Policyjny pościg pod Toruniem. Pijany kierowca uciekał przed radiowozem
Ponad 2 promile alkoholu w organizmie miał kierowca, który w środę nie zatrzymał się do policyjnej kontroli i próbował uciec mundurowym. 46-latek miał też cofnięte uprawnienia do kierowania pojazdami. Teraz grozi mu nawet do 5 lat więzienia.
Do sytuacji doszło w środę przed godz. 20:00. Patrol policji w okolicach Osieka nad Wisłą chciał zatrzymać do kontroli osobową mazdę. Kiedy policjanci dali kierowcy sygnał do zatrzymania się, ten zignorował ich polecenia i gwałtownie przyśpieszył.
– Funkcjonariusze podjęli pościg za samochodem. Po przejechaniu kilkuset metrów auto skręciło w leśną drogę. Tam radiowóz zajechał uciekinierowi drogę uniemożliwiając mu dalszą jazdę – relacjonuje asp. Wojciech Chrostowski z Zespołu Komunikacji Społecznej KMP w Toruniu.
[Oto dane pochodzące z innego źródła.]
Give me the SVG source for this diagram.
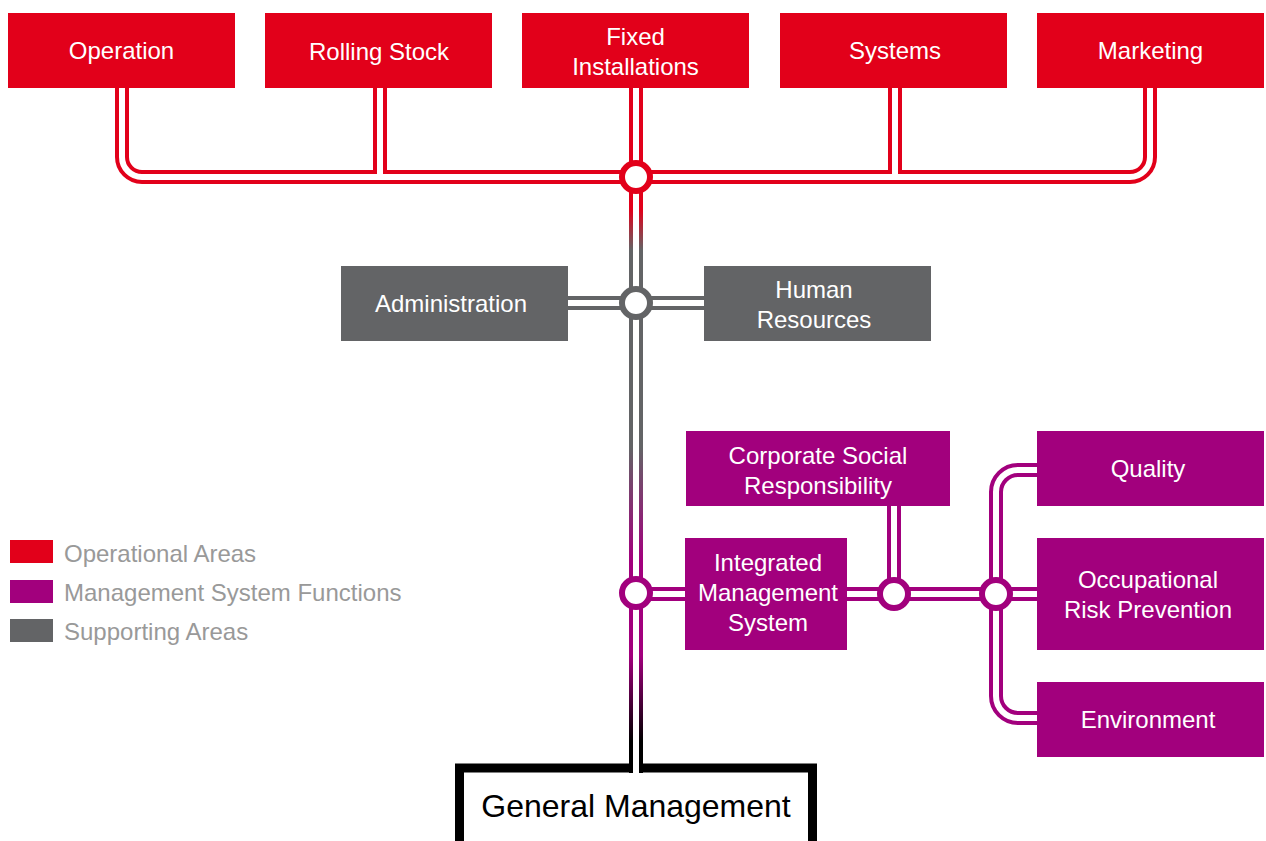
<svg xmlns="http://www.w3.org/2000/svg" xmlns:xlink="http://www.w3.org/1999/xlink" width="1266" height="841" viewBox="0 0 1266 841">
<style>
text{font-family:"Liberation Sans",Arial,sans-serif;font-size:24px;text-anchor:middle}
.w{fill:#fff}
.red{fill:#E2001A}
.pur{fill:#A2007D}
.gry{fill:#636466}
.sR{stroke:#E2001A;stroke-width:14;fill:none}
.sP{stroke:#A2007D;stroke-width:14;fill:none}
.sG{stroke:#636466;stroke-width:14;fill:none}
.gap{stroke:#fff;stroke-width:6;fill:none}
.jR{fill:#fff;stroke:#E2001A;stroke-width:6}
.jP{fill:#fff;stroke:#A2007D;stroke-width:6}
.jG{fill:#fff;stroke:#636466;stroke-width:6}
.leg{fill:#999;text-anchor:start}
</style>
<defs>
<linearGradient id="mainGrad" gradientUnits="userSpaceOnUse" x1="0" y1="88" x2="0" y2="772">
<stop offset="0" stop-color="#E2001A"/>
<stop offset="0.178" stop-color="#E2001A"/>
<stop offset="0.237" stop-color="#636466"/>
<stop offset="0.525" stop-color="#636466"/>
<stop offset="0.69" stop-color="#A2007D"/>
<stop offset="0.83" stop-color="#A2007D"/>
<stop offset="0.955" stop-color="#000"/>
<stop offset="1" stop-color="#000"/>
</linearGradient>
<path id="busTop" d="M122,88 V157 A20,20 0 0 0 142,177 H1130 A20,20 0 0 0 1150,157 V88"/>
<path id="rs" d="M380,88 V177"/>
<path id="sys" d="M895,88 V177"/>
<path id="main" d="M636,88 V773"/>
<path id="adm" d="M568,303 H704"/>
<path id="ims" d="M636,594 H685"/>
<path id="imsR" d="M847,594 H1037"/>
<path id="csr" d="M894,506 V594"/>
<path id="brk" d="M1037,470 H1018 A22,22 0 0 0 996,492 V696 A22,22 0 0 0 1018,718 H1037"/>
</defs>

<g id="general-management">
<rect x="459.5" y="768" width="353" height="90" fill="none" stroke="#000" stroke-width="9"/>
<text x="636" y="817" style="font-size:32px" fill="#000">General Management</text>
</g>

<g id="connectors">
<use xlink:href="#busTop" class="sR"/>
<use xlink:href="#rs" class="sR"/>
<use xlink:href="#sys" class="sR"/>
<use xlink:href="#adm" class="sG"/>
<use xlink:href="#ims" class="sP"/>
<use xlink:href="#imsR" class="sP"/>
<use xlink:href="#csr" class="sP"/>
<use xlink:href="#brk" class="sP"/>
<use xlink:href="#main" stroke="url(#mainGrad)" stroke-width="14" fill="none"/>
<use xlink:href="#busTop" class="gap"/>
<use xlink:href="#rs" class="gap"/>
<use xlink:href="#sys" class="gap"/>
<use xlink:href="#adm" class="gap"/>
<use xlink:href="#ims" class="gap"/>
<use xlink:href="#imsR" class="gap"/>
<use xlink:href="#csr" class="gap"/>
<use xlink:href="#brk" class="gap"/>
<use xlink:href="#main" class="gap"/>
<circle cx="636" cy="177" r="14" class="jR"/>
<circle cx="636" cy="303" r="14" class="jG"/>
<circle cx="636" cy="593" r="14" class="jP"/>
<circle cx="894" cy="594" r="14" class="jP"/>
<circle cx="996" cy="594" r="14" class="jP"/>
</g>

<g id="operation"><rect x="8" y="13" width="227" height="75" class="red"/><text x="121.5" y="59" class="w">Operation</text></g>
<g id="rolling-stock"><rect x="265" y="13" width="227" height="75" class="red"/><text x="379" y="60" class="w">Rolling Stock</text></g>
<g id="fixed-installations"><rect x="522" y="13" width="227" height="75" class="red"/><text x="635.5" y="44.5" class="w">Fixed</text><text x="635.5" y="74.5" class="w">Installations</text></g>
<g id="systems"><rect x="780" y="13" width="227" height="75" class="red"/><text x="895" y="59" class="w">Systems</text></g>
<g id="marketing"><rect x="1037" y="13" width="227" height="75" class="red"/><text x="1150.5" y="59" class="w">Marketing</text></g>

<g id="administration"><rect x="341" y="266" width="227" height="75" class="gry"/><text x="451" y="312" class="w">Administration</text></g>
<g id="human-resources"><rect x="704" y="266" width="227" height="75" class="gry"/><text x="814" y="298" class="w">Human</text><text x="814" y="328" class="w">Resources</text></g>

<g id="csr-node"><rect x="686" y="431" width="264" height="75" class="pur"/><text x="818" y="464" class="w">Corporate Social</text><text x="818" y="494" class="w">Responsibility</text></g>
<g id="ims-node"><rect x="685" y="538" width="162" height="112" class="pur"/><text x="768" y="571" class="w">Integrated</text><text x="768" y="601" class="w">Management</text><text x="768" y="631" class="w">System</text></g>
<g id="quality"><rect x="1037" y="431" width="227" height="75" class="pur"/><text x="1148" y="477" class="w">Quality</text></g>
<g id="occupational"><rect x="1037" y="538" width="227" height="112" class="pur"/><text x="1148" y="588" class="w">Occupational</text><text x="1148" y="618" class="w">Risk Prevention</text></g>
<g id="environment"><rect x="1037" y="682" width="227" height="75" class="pur"/><text x="1148" y="728" class="w">Environment</text></g>

<g id="legend">
<rect x="10" y="540" width="43" height="23" class="red"/>
<rect x="10" y="580" width="43" height="23" class="pur"/>
<rect x="10" y="619" width="43" height="23" class="gry"/>
<text x="64" y="562" class="leg">Operational Areas</text>
<text x="64" y="601" class="leg">Management System Functions</text>
<text x="64" y="640" class="leg">Supporting Areas</text>
</g>
</svg>
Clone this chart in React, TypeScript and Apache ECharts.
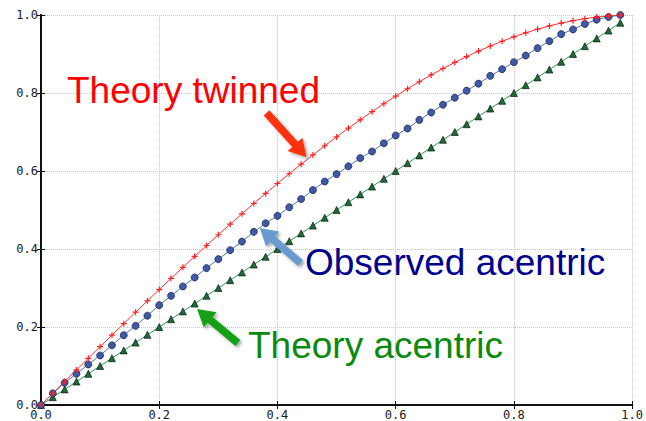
import React, { useEffect, useRef } from "react";
import * as echarts from "echarts";

const xValues = [
  0, 0.02, 0.04, 0.06, 0.08, 0.1, 0.12, 0.14, 0.16, 0.18, 0.2, 0.22, 0.24, 0.26, 0.28, 0.3, 0.32, 0.34, 0.36, 0.38,
  0.4, 0.42, 0.44, 0.46, 0.48, 0.5, 0.52, 0.54, 0.56, 0.58, 0.6, 0.62, 0.64, 0.66, 0.68, 0.7, 0.72, 0.74, 0.76, 0.78,
  0.8, 0.82, 0.84, 0.86, 0.88, 0.9, 0.92, 0.94, 0.96, 0.98,
];

const theoryTwinned = [
  0, 0.03, 0.06, 0.0899, 0.1197, 0.1495, 0.1791, 0.2086, 0.238, 0.2671, 0.296, 0.3247, 0.3531, 0.3812, 0.409, 0.4365,
  0.4636, 0.4903, 0.5167, 0.5426, 0.568, 0.593, 0.6174, 0.6413, 0.6647, 0.6875, 0.7097, 0.7313, 0.7522, 0.7724, 0.792,
  0.8108, 0.8289, 0.8463, 0.8628, 0.8785, 0.8934, 0.9074, 0.9205, 0.9327, 0.944, 0.9543, 0.9636, 0.972, 0.9793, 0.9855,
  0.9907, 0.9947, 0.9976, 0.9994,
];

const observedAcentric = [
  0, 0.03, 0.057, 0.08, 0.104, 0.127, 0.153, 0.179, 0.203, 0.229, 0.256, 0.28, 0.304, 0.327, 0.351, 0.374, 0.397, 0.419,
  0.444, 0.466, 0.485, 0.507, 0.528, 0.551, 0.573, 0.592, 0.612, 0.633, 0.65, 0.671, 0.691, 0.709, 0.731, 0.75, 0.77,
  0.788, 0.806, 0.824, 0.844, 0.861, 0.879, 0.896, 0.915, 0.933, 0.951, 0.963, 0.977, 0.988, 0.995, 1.0,
];

const theoryAcentric = [
  0, 0.02, 0.04, 0.06, 0.08, 0.1, 0.12, 0.14, 0.16, 0.18, 0.2, 0.22, 0.24, 0.26, 0.28, 0.3, 0.32, 0.34, 0.36, 0.38,
  0.4, 0.42, 0.44, 0.46, 0.48, 0.5, 0.52, 0.54, 0.56, 0.58, 0.6, 0.62, 0.64, 0.66, 0.68, 0.7, 0.72, 0.74, 0.76, 0.78,
  0.8, 0.82, 0.84, 0.86, 0.88, 0.9, 0.92, 0.94, 0.96, 0.98,
];

const labels = [
  { text: "Theory twinned", color: "#ff0000", tail: [0.3815, 0.749], tip: [0.449, 0.636], arrow: "#ff3311", textPos: [67, 90.5] },
  { text: "Observed acentric", color: "#000090", tail: [0.439, 0.364], tip: [0.37, 0.454], arrow: "#6a9bd0", textPos: [305, 262.5] },
  { text: "Theory acentric", color: "#0a8a0a", tail: [0.333, 0.159], tip: [0.264, 0.246], arrow: "#14a014", textPos: [248, 345.5] },
];

const pair = (ys: number[]) => xValues.map((x, i) => [x, ys[i]]);

function arrowPoints(t: number[], p: number[]) {
  const dx = p[0] - t[0];
  const dy = p[1] - t[1];
  const len = Math.sqrt(dx * dx + dy * dy);
  const ux = dx / len, uy = dy / len;
  const nx = -uy, ny = ux;
  const w = 3.8, hw = 10, hl = 17;
  const bx = p[0] - ux * hl, by = p[1] - uy * hl;
  return [
    [t[0] + nx * w, t[1] + ny * w],
    [bx + nx * w, by + ny * w],
    [bx + nx * hw, by + ny * hw],
    [p[0], p[1]],
    [bx - nx * hw, by - ny * hw],
    [bx - nx * w, by - ny * w],
    [t[0] - nx * w, t[1] - ny * w],
  ];
}

export default function App() {
  const ref = useRef<HTMLDivElement>(null);
  useEffect(() => {
    document.body.style.margin = "0";
    document.body.style.overflow = "hidden";
    const chart = echarts.init(ref.current!, undefined, { renderer: "svg", width: 646, height: 421 });
    const monoLabel = {
      fontFamily: "DejaVu Sans Mono",
      fontSize: 12,
      color: "#1a1a1a",
      formatter: (v: number) => v.toFixed(1),
    };
    const axisLine = { show: true, lineStyle: { color: "#111", width: 2 } };
    const tick = { show: true, inside: true, length: 4, lineStyle: { color: "#111", width: 1 } };
    const split = { show: true, lineStyle: { color: "#c8c8c8", type: "dotted" as const, width: 1 } };
    chart.setOption({
      animation: false,
      backgroundColor: "#fff",
      grid: { left: 41, right: 10, top: 15, bottom: 16, containLabel: false },
      xAxis: [
        { type: "value", min: 0, max: 1, interval: 0.2, position: "bottom", axisLine, axisTick: tick, splitLine: split, axisLabel: { ...monoLabel, margin: 4 } },
        { type: "value", min: 0, max: 1, interval: 0.2, position: "top", axisLine, axisTick: tick, splitLine: { show: false }, axisLabel: { show: false } },
      ],
      yAxis: [
        { type: "value", min: 0, max: 1, interval: 0.2, position: "left", axisLine, axisTick: tick, splitLine: split, axisLabel: { ...monoLabel, margin: 3 } },
        { type: "value", min: 0, max: 1, interval: 0.2, position: "right", axisLine, axisTick: tick, splitLine: { show: false }, axisLabel: { show: false } },
      ],
      series: [
        {
          type: "line", name: "Theory acentric", data: pair(theoryAcentric), xAxisIndex: 0, yAxisIndex: 0,
          symbol: "triangle", symbolSize: 7, showAllSymbol: true,
          lineStyle: { color: "#2c9a4c", width: 1 },
          itemStyle: { color: "#1e6b3a", borderColor: "#000", borderWidth: 0.6 },
        },
        {
          type: "line", name: "Observed acentric", data: pair(observedAcentric), xAxisIndex: 0, yAxisIndex: 0,
          symbol: "circle", symbolSize: 7, showAllSymbol: true,
          lineStyle: { color: "#5070c0", width: 1 },
          itemStyle: { color: "#3c5aa8", borderColor: "#1a1a40", borderWidth: 0.7 },
        },
        {
          type: "line", name: "Theory twinned", data: pair(theoryTwinned), xAxisIndex: 0, yAxisIndex: 0,
          symbol: "path://M5,0L5,10M0,5L10,5", symbolSize: 6, showAllSymbol: true,
          lineStyle: { color: "#ff3030", width: 1 },
          itemStyle: { color: "none", borderColor: "#ff2020", borderWidth: 1.2 },
        },
      ],
    });
    const graphics: any[] = [];
    labels.forEach((l) => {
      const t = chart.convertToPixel({ gridIndex: 0 }, l.tail) as number[];
      const p = chart.convertToPixel({ gridIndex: 0 }, l.tip) as number[];
      graphics.push({
        type: "polygon",
        shape: { points: arrowPoints(t, p) },
        style: { fill: l.arrow, shadowBlur: 3, shadowColor: "rgba(0,0,0,0.35)", shadowOffsetX: 2, shadowOffsetY: 2 },
        z: 10,
      });
      graphics.push({
        type: "text",
        x: l.textPos[0],
        y: l.textPos[1],
        style: {
          text: l.text,
          fill: l.color,
          font: '37px "Liberation Sans", Arial, sans-serif',
          textAlign: "left",
          textVerticalAlign: "middle",
        },
        z: 10,
      });
    });
    chart.setOption({ graphic: graphics });
    return () => chart.dispose();
  }, []);
  return <div ref={ref} style={{ position: "absolute", left: 0, top: 0, width: 646, height: 421 }} />;
}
Samochodem kierował 46-latek, któremu już wcześniej cofnięto uprawnienia do kierowania pojazdami. Ponadto, mężczyzna miał ponad 2 promile. Wkrótce usłyszy zarzuty – za kierowanie pojazdem w stanie nietrzeźwości i pomimo cofniętych uprawnień oraz ucieczkę przed policją grozi mu do 5 lat więzienia.